SET TASK> Omit any picture, and return the remaining data exactly as written.

DATA EXCERPT>
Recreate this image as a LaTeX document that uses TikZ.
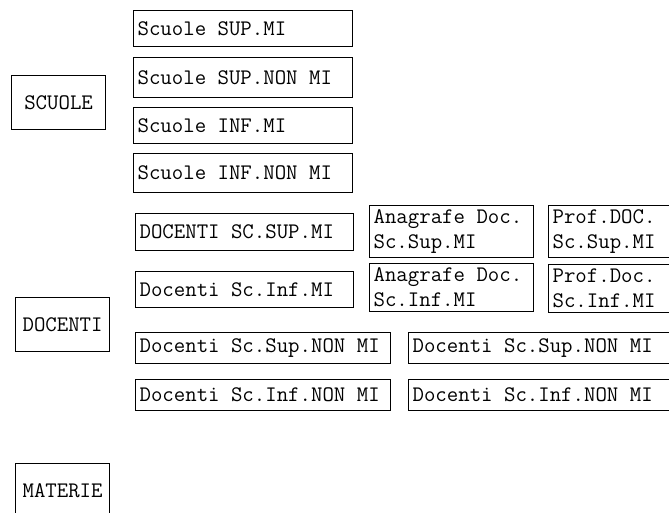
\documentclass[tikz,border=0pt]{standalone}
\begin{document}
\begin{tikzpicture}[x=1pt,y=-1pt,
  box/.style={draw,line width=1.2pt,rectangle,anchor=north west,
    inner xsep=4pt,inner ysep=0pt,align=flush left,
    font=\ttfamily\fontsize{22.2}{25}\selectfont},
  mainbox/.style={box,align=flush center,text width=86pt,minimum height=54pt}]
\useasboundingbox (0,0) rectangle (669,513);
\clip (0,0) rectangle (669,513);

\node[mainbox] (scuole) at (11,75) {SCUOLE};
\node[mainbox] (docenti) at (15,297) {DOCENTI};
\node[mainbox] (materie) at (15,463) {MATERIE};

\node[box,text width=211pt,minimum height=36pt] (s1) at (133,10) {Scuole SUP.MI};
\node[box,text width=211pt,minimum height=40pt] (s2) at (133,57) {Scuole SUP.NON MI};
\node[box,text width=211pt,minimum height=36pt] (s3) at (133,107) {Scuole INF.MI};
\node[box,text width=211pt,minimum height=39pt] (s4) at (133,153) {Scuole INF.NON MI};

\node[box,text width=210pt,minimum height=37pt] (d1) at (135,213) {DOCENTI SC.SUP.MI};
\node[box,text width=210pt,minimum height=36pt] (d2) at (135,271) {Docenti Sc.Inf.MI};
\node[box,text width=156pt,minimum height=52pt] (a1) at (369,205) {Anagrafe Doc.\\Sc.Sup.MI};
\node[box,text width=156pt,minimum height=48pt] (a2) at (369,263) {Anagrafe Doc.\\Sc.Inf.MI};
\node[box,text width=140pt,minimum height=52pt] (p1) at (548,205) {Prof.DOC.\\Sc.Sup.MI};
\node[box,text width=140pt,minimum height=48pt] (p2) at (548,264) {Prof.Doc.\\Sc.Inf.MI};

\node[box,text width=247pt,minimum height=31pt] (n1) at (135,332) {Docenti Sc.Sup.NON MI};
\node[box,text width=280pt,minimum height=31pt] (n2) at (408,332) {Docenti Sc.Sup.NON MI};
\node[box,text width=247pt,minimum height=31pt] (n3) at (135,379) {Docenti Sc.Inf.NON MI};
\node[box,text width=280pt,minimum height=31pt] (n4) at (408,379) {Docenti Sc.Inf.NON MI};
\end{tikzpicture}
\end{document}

ANSWER TO THIS PROBLEM>
Recreate this image as a LaTeX document that uses TikZ.
\documentclass[tikz,border=0pt]{standalone}
\begin{document}
\begin{tikzpicture}[x=1pt,y=-1pt,
  box/.style={draw,line width=1.2pt,rectangle,anchor=north west,
    inner xsep=4pt,inner ysep=0pt,align=flush left,
    font=\ttfamily\fontsize{22.2}{25}\selectfont},
  mainbox/.style={box,align=flush center,text width=86pt,minimum height=54pt}]
\useasboundingbox (0,0) rectangle (669,513);
\clip (0,0) rectangle (669,513);

\node[mainbox] (scuole) at (11,75) {SCUOLE};
\node[mainbox] (docenti) at (15,297) {DOCENTI};
\node[mainbox] (materie) at (15,463) {MATERIE};

\node[box,text width=211pt,minimum height=36pt] (s1) at (133,10) {Scuole SUP.MI};
\node[box,text width=211pt,minimum height=40pt] (s2) at (133,57) {Scuole SUP.NON MI};
\node[box,text width=211pt,minimum height=36pt] (s3) at (133,107) {Scuole INF.MI};
\node[box,text width=211pt,minimum height=39pt] (s4) at (133,153) {Scuole INF.NON MI};

\node[box,text width=210pt,minimum height=37pt] (d1) at (135,213) {DOCENTI SC.SUP.MI};
\node[box,text width=210pt,minimum height=36pt] (d2) at (135,271) {Docenti Sc.Inf.MI};
\node[box,text width=156pt,minimum height=52pt] (a1) at (369,205) {Anagrafe Doc.\\Sc.Sup.MI};
\node[box,text width=156pt,minimum height=48pt] (a2) at (369,263) {Anagrafe Doc.\\Sc.Inf.MI};
\node[box,text width=140pt,minimum height=52pt] (p1) at (548,205) {Prof.DOC.\\Sc.Sup.MI};
\node[box,text width=140pt,minimum height=48pt] (p2) at (548,264) {Prof.Doc.\\Sc.Inf.MI};

\node[box,text width=247pt,minimum height=31pt] (n1) at (135,332) {Docenti Sc.Sup.NON MI};
\node[box,text width=280pt,minimum height=31pt] (n2) at (408,332) {Docenti Sc.Sup.NON MI};
\node[box,text width=247pt,minimum height=31pt] (n3) at (135,379) {Docenti Sc.Inf.NON MI};
\node[box,text width=280pt,minimum height=31pt] (n4) at (408,379) {Docenti Sc.Inf.NON MI};
\end{tikzpicture}
\end{document}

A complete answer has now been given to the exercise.